━━━━━ DATA ROWS ━━━━━
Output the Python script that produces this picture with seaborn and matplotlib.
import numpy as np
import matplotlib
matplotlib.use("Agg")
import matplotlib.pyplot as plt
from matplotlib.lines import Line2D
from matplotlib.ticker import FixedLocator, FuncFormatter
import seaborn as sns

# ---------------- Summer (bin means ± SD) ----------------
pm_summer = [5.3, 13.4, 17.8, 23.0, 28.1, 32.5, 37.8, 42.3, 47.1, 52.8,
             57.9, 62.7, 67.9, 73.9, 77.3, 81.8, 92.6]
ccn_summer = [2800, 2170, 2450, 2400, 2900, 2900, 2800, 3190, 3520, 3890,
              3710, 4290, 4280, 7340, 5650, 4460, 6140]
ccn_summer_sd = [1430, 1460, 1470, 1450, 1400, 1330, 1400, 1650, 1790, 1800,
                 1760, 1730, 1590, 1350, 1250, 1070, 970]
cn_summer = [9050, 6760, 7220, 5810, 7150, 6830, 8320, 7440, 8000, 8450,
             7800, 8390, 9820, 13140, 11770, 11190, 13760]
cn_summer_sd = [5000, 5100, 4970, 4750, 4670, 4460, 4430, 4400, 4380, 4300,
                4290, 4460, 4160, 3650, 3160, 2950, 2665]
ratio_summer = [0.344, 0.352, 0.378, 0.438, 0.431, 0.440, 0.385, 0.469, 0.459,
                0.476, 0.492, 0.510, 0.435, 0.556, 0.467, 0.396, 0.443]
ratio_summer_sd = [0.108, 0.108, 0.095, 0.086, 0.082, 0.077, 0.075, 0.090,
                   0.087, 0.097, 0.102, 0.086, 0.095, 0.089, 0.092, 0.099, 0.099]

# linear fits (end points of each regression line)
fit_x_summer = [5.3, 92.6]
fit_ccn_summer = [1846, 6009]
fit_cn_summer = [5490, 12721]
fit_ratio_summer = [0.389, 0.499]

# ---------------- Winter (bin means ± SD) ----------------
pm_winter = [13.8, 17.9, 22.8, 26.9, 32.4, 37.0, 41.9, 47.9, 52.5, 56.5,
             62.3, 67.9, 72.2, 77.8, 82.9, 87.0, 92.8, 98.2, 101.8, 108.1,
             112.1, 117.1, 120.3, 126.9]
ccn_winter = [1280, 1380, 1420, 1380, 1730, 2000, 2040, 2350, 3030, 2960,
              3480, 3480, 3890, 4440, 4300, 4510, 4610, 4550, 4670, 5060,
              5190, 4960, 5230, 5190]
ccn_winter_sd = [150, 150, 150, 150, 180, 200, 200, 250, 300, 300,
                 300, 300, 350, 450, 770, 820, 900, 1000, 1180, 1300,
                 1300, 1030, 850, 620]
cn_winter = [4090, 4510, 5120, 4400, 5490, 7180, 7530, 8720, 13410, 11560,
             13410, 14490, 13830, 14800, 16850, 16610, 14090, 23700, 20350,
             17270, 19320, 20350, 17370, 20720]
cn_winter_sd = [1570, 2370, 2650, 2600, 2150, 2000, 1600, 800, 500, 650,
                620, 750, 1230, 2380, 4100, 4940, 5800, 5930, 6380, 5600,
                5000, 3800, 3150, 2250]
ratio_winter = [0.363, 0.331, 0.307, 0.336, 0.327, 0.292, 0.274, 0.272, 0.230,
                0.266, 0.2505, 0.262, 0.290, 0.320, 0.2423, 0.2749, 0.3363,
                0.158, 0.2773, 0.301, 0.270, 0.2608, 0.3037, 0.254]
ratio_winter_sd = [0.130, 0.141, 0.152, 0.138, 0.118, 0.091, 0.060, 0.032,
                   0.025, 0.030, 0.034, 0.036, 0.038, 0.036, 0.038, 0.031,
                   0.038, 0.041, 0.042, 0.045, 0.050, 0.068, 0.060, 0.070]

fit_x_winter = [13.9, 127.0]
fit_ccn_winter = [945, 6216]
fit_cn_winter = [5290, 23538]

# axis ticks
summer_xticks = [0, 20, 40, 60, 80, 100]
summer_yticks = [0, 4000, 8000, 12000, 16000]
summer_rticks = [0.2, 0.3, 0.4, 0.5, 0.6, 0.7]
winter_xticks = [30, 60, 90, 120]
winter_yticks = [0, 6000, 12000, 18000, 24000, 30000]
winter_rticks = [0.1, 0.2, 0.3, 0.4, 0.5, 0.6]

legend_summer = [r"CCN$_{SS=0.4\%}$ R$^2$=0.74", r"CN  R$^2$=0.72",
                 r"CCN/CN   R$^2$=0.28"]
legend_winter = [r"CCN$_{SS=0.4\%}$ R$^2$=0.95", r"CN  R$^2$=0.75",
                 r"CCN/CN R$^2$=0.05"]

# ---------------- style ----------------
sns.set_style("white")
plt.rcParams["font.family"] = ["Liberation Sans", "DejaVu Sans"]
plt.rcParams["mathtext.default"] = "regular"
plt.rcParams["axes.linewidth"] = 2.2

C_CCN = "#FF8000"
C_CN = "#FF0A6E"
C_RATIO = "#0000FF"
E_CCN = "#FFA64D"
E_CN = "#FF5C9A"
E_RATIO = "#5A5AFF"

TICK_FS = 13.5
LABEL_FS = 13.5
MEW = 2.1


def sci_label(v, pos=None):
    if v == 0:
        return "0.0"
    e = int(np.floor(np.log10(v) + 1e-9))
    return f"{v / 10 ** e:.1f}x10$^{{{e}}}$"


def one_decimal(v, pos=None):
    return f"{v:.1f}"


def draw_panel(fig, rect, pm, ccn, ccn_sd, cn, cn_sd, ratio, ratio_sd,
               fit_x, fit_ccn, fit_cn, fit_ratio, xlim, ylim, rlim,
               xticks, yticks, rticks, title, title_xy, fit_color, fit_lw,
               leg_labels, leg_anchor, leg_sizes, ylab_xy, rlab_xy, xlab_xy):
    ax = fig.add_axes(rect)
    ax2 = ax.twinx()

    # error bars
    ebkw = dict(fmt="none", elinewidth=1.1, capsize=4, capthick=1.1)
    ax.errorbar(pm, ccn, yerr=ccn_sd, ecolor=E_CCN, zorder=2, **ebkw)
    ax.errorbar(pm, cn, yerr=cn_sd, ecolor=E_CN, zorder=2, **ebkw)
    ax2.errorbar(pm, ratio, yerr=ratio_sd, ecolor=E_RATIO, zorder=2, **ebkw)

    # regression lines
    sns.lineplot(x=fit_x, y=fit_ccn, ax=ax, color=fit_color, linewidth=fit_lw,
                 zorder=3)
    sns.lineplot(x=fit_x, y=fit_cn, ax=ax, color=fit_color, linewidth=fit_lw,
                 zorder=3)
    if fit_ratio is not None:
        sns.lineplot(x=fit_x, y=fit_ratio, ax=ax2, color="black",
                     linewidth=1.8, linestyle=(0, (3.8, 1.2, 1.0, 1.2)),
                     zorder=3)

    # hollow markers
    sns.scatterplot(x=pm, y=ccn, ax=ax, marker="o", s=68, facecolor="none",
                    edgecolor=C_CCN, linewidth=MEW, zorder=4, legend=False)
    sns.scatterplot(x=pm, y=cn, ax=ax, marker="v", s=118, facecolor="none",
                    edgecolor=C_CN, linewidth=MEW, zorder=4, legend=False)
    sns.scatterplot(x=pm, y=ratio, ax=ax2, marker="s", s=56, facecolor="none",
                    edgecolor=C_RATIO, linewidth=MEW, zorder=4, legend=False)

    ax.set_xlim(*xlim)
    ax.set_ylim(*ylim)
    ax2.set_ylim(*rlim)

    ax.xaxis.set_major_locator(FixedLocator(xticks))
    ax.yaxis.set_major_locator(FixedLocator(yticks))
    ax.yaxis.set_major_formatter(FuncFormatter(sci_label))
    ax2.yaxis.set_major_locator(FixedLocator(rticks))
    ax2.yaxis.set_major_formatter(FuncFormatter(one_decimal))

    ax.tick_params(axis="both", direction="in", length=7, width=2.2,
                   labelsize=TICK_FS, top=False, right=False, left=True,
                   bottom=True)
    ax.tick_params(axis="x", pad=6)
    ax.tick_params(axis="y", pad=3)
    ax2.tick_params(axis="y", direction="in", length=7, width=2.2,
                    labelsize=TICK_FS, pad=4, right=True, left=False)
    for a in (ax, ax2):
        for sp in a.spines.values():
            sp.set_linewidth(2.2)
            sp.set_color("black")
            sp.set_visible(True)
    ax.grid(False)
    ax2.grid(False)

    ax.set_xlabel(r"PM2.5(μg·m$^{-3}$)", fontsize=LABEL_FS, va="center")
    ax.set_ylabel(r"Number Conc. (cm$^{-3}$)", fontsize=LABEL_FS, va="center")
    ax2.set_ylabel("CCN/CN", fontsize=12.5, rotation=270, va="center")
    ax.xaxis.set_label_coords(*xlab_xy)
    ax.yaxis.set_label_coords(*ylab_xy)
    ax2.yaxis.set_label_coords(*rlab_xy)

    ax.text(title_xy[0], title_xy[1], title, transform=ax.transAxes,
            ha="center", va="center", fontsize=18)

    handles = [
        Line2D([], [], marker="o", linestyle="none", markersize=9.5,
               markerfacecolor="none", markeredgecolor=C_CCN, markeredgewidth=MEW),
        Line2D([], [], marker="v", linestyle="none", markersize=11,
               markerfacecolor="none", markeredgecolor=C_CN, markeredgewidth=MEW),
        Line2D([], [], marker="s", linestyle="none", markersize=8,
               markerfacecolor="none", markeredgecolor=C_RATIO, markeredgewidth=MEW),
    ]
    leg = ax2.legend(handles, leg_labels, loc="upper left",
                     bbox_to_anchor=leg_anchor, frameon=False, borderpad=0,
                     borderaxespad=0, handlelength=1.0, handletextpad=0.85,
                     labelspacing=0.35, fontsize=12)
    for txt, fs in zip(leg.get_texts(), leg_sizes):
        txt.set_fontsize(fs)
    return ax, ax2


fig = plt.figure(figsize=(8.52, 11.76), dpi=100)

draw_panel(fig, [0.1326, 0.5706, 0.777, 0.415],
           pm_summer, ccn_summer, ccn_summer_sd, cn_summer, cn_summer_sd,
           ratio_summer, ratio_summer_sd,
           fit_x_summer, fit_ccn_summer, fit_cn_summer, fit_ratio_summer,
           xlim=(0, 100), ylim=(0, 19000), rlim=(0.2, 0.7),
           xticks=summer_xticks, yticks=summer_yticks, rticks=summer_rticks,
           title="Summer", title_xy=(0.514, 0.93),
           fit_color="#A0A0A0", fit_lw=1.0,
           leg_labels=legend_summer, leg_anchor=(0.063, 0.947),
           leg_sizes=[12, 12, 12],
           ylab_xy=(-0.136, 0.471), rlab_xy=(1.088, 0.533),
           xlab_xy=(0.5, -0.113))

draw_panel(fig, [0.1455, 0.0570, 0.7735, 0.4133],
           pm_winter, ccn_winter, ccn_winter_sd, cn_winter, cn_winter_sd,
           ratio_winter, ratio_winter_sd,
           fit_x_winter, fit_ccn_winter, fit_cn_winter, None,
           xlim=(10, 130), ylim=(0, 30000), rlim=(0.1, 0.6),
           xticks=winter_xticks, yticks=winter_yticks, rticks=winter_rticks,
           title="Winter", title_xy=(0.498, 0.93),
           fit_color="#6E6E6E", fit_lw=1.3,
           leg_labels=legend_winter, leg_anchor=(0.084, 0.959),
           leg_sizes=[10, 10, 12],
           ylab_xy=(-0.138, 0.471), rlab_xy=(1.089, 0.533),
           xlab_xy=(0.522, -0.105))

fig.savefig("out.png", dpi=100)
━━━━━
━━━━━ DATA ROWS ━━━━━
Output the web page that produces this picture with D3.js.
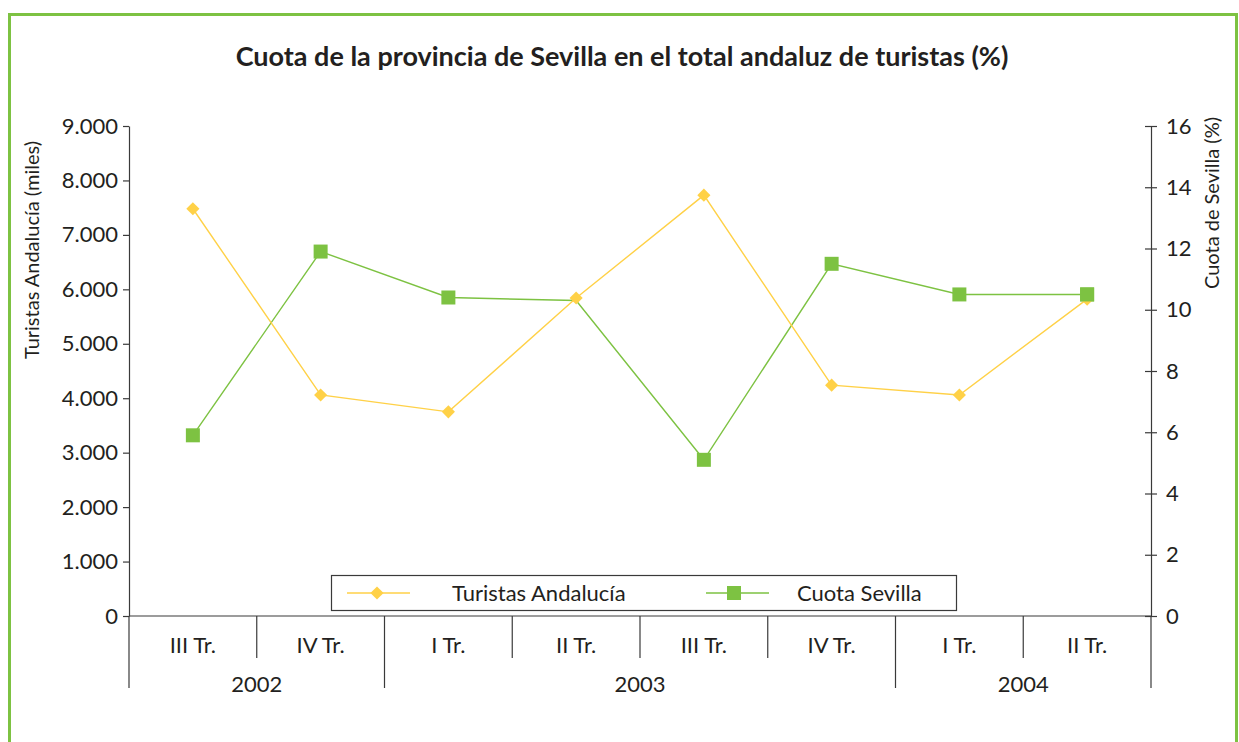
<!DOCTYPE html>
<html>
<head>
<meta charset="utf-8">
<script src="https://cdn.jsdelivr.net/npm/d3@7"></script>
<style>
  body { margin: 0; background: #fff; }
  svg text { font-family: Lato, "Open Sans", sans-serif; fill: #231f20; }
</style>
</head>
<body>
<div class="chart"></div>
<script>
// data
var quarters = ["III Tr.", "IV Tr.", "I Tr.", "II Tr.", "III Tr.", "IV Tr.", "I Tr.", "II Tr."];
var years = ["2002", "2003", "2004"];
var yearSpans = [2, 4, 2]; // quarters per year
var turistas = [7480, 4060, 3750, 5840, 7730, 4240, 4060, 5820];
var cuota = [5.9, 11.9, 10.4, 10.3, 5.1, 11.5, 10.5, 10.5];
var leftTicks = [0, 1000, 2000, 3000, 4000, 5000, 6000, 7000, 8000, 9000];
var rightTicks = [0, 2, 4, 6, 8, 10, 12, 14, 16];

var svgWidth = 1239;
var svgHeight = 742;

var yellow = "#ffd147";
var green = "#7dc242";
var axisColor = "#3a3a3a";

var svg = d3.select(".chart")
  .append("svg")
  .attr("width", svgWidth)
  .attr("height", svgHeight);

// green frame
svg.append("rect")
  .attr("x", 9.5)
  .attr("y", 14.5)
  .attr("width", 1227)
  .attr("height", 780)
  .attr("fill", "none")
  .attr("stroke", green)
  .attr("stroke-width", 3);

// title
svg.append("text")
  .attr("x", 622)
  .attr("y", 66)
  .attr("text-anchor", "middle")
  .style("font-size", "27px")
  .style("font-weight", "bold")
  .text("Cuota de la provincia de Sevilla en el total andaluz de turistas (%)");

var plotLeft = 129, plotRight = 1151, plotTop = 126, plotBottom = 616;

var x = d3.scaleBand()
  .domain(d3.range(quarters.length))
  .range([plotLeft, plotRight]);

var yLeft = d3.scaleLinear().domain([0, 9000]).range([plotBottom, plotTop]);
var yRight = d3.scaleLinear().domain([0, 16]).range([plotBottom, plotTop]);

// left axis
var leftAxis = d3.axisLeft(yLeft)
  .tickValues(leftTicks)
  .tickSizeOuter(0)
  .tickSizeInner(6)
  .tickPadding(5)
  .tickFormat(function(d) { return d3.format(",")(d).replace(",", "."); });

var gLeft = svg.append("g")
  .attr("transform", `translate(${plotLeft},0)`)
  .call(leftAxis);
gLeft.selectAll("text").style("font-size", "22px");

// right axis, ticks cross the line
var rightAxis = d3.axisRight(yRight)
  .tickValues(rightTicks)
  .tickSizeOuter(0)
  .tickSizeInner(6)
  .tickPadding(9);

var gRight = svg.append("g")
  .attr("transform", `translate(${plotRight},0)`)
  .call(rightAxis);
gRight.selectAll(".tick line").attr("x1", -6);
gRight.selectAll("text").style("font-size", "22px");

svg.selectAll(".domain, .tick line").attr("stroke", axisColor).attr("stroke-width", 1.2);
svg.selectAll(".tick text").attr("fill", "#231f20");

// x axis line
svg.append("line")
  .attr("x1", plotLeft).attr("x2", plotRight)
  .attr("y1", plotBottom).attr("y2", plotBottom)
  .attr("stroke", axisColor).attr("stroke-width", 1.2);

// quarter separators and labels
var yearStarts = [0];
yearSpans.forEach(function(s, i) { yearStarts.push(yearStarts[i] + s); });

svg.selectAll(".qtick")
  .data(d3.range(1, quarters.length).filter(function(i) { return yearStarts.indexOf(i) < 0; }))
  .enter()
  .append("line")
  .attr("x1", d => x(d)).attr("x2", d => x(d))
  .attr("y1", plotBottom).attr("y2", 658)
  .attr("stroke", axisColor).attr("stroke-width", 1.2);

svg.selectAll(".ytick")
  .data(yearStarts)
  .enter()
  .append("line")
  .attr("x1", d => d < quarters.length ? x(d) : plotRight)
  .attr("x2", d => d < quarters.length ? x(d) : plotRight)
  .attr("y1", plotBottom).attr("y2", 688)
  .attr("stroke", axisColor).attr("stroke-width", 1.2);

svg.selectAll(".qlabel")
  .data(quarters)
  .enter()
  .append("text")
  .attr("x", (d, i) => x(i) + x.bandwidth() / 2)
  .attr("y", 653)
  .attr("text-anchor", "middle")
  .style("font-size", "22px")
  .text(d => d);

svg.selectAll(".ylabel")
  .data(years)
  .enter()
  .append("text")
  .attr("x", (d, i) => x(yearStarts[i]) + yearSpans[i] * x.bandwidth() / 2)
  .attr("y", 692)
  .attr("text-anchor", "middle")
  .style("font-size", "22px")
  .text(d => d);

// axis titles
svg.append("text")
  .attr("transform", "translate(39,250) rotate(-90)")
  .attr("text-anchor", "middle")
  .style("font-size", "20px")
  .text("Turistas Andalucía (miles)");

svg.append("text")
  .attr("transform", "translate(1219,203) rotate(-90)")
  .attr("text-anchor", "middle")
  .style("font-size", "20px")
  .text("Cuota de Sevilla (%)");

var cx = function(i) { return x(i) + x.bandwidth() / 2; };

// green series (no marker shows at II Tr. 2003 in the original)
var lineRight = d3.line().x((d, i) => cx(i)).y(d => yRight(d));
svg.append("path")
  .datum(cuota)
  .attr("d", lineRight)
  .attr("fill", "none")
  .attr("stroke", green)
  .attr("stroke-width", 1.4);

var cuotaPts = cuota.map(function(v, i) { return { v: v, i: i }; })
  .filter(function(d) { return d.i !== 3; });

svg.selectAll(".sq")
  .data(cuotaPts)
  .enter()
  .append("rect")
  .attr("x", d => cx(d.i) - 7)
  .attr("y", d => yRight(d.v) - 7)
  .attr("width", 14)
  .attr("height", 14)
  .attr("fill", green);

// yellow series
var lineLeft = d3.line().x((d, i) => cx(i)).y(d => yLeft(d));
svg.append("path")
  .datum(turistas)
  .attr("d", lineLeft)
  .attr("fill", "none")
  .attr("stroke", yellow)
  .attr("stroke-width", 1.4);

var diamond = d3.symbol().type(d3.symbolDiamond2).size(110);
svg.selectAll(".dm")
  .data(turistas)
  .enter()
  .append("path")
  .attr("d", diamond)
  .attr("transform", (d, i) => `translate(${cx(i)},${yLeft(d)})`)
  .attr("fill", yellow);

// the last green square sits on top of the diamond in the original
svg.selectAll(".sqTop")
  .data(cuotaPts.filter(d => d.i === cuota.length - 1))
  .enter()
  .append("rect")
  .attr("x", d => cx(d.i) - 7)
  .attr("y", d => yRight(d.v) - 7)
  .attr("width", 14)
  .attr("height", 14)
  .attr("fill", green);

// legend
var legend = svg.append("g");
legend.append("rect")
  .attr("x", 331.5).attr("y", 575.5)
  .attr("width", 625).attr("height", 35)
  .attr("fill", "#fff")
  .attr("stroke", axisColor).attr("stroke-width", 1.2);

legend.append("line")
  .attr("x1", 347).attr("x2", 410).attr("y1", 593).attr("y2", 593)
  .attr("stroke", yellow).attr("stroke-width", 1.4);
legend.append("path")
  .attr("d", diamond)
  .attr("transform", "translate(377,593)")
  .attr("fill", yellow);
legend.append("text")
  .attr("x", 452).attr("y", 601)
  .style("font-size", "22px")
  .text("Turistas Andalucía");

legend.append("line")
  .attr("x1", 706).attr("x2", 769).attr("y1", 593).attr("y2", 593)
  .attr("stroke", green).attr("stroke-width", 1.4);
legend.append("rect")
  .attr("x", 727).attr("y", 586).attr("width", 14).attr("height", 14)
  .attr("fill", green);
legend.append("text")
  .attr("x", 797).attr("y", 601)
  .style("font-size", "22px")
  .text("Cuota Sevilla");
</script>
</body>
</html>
━━━━━
▸ **TASK DESCRIPTION**
Return every line above in which the string "Output" occurs.

▸ **RIGHT ANSWER**
Output the Python script that produces this picture with seaborn and matplotlib.
Output the web page that produces this picture with D3.js.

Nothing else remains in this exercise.